- _Short problem_: Copy out the listing that follows, exact in every word, and skip the images.
________________________
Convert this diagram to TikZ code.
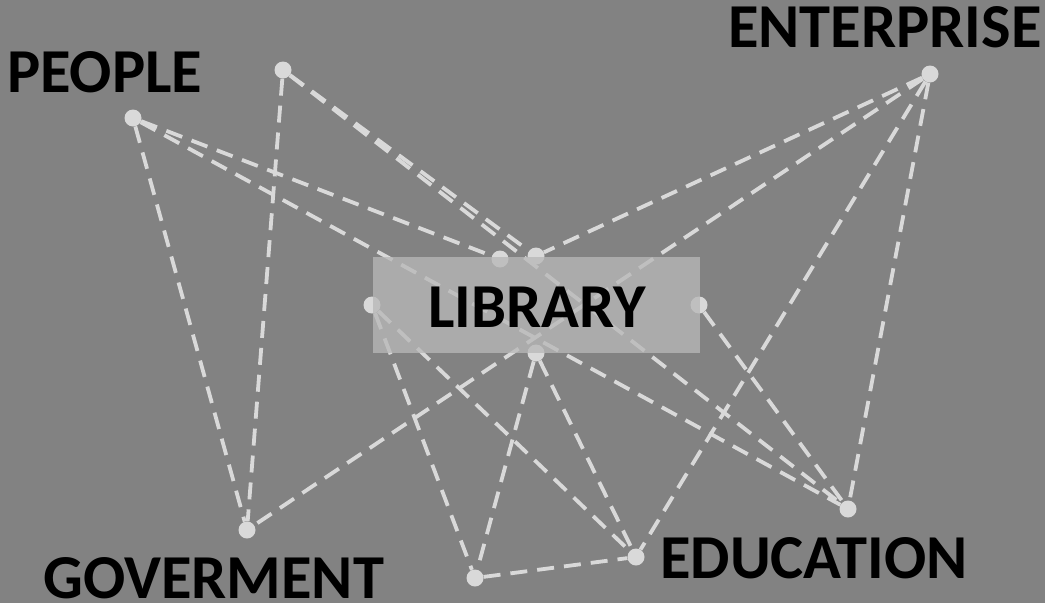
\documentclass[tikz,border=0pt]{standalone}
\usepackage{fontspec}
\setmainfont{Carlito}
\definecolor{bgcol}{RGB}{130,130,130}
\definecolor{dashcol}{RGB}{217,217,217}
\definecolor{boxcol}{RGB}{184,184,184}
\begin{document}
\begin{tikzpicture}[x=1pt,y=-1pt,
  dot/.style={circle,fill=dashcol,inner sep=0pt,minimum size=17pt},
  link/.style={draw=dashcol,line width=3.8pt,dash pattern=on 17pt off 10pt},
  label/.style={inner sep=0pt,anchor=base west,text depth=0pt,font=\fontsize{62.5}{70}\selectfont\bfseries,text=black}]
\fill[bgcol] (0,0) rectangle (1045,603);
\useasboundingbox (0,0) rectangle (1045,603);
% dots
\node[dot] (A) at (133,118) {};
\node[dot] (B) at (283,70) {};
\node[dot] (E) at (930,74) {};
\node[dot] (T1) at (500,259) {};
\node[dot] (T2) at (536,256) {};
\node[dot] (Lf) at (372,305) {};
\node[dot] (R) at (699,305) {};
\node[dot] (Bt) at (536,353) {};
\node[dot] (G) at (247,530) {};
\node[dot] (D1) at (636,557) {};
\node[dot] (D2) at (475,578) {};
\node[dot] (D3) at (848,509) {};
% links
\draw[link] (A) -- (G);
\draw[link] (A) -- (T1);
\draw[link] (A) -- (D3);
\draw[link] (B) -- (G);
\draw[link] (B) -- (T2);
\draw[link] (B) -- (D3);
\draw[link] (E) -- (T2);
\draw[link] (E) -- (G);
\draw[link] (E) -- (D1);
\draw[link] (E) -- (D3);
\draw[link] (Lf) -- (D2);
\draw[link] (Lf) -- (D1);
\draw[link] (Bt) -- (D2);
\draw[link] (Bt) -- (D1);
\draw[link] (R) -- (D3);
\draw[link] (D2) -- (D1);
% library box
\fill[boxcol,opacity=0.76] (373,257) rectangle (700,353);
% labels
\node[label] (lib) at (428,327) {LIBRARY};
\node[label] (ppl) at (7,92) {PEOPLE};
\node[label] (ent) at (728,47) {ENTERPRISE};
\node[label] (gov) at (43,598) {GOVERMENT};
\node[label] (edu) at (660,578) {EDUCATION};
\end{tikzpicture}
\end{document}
________________________
- _Answer to the exercise_:
Convert this diagram to TikZ code.
\documentclass[tikz,border=0pt]{standalone}
\usepackage{fontspec}
\setmainfont{Carlito}
\definecolor{bgcol}{RGB}{130,130,130}
\definecolor{dashcol}{RGB}{217,217,217}
\definecolor{boxcol}{RGB}{184,184,184}
\begin{document}
\begin{tikzpicture}[x=1pt,y=-1pt,
  dot/.style={circle,fill=dashcol,inner sep=0pt,minimum size=17pt},
  link/.style={draw=dashcol,line width=3.8pt,dash pattern=on 17pt off 10pt},
  label/.style={inner sep=0pt,anchor=base west,text depth=0pt,font=\fontsize{62.5}{70}\selectfont\bfseries,text=black}]
\fill[bgcol] (0,0) rectangle (1045,603);
\useasboundingbox (0,0) rectangle (1045,603);
% dots
\node[dot] (A) at (133,118) {};
\node[dot] (B) at (283,70) {};
\node[dot] (E) at (930,74) {};
\node[dot] (T1) at (500,259) {};
\node[dot] (T2) at (536,256) {};
\node[dot] (Lf) at (372,305) {};
\node[dot] (R) at (699,305) {};
\node[dot] (Bt) at (536,353) {};
\node[dot] (G) at (247,530) {};
\node[dot] (D1) at (636,557) {};
\node[dot] (D2) at (475,578) {};
\node[dot] (D3) at (848,509) {};
% links
\draw[link] (A) -- (G);
\draw[link] (A) -- (T1);
\draw[link] (A) -- (D3);
\draw[link] (B) -- (G);
\draw[link] (B) -- (T2);
\draw[link] (B) -- (D3);
\draw[link] (E) -- (T2);
\draw[link] (E) -- (G);
\draw[link] (E) -- (D1);
\draw[link] (E) -- (D3);
\draw[link] (Lf) -- (D2);
\draw[link] (Lf) -- (D1);
\draw[link] (Bt) -- (D2);
\draw[link] (Bt) -- (D1);
\draw[link] (R) -- (D3);
\draw[link] (D2) -- (D1);
% library box
\fill[boxcol,opacity=0.76] (373,257) rectangle (700,353);
% labels
\node[label] (lib) at (428,327) {LIBRARY};
\node[label] (ppl) at (7,92) {PEOPLE};
\node[label] (ent) at (728,47) {ENTERPRISE};
\node[label] (gov) at (43,598) {GOVERMENT};
\node[label] (edu) at (660,578) {EDUCATION};
\end{tikzpicture}
\end{document}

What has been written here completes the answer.